Read pdf files with php

Check out FPDF (with FPDI):

http://www.fpdf.org/

http://www.setasign.de/products/pdf-php-solutions/fpdi/

These will let you open an pdf and add content to it in PHP. I'm guessing you can also use their functionality to search through the existing content for the values you need.

Another possible library is TCPDF: https://tcpdf.org/

Update to add a more modern library: PDF Parser


There is a php library (pdfparser) that does exactly what you want.

project website

http://www.pdfparser.org/

github

https://github.com/smalot/pdfparser

Demo page/api

http://www.pdfparser.org/demo

After including pdfparser in your project you can get all text from mypdf.pdf like so:

<?php
$parser = new \installpath\PdfParser\Parser();
$pdf    = $parser->parseFile('mypdf.pdf');  
$text = $pdf->getText();
echo $text;//all text from mypdf.pdf

?>

Simular you can get the metadata from the pdf as wel as getting the pdf objects (for example images).

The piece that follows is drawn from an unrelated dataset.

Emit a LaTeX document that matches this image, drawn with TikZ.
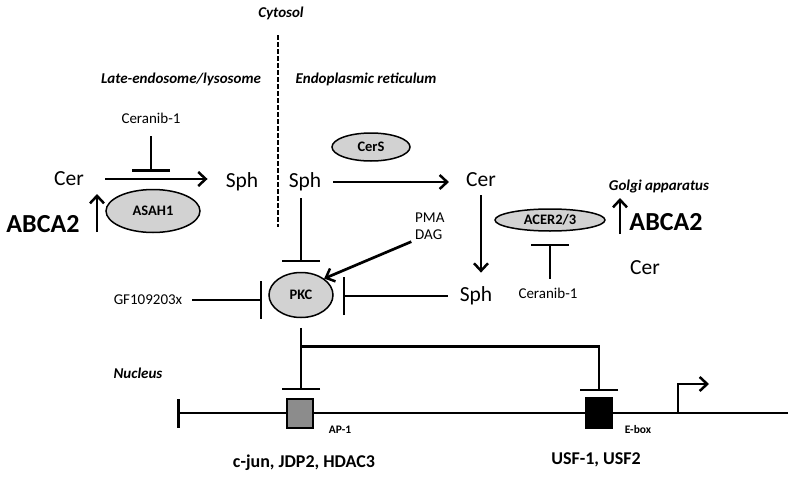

Not exactly php, but you could exec a program from php to convert the pdf to a temporary html file and then parse the resulting file with php. I've done something similar for a project of mine and this is the program I used:

PdfToHtml

The resulting HTML wraps text elements in < div > tags with absolute position coordinates. It seems like this is exactly what you are trying to do.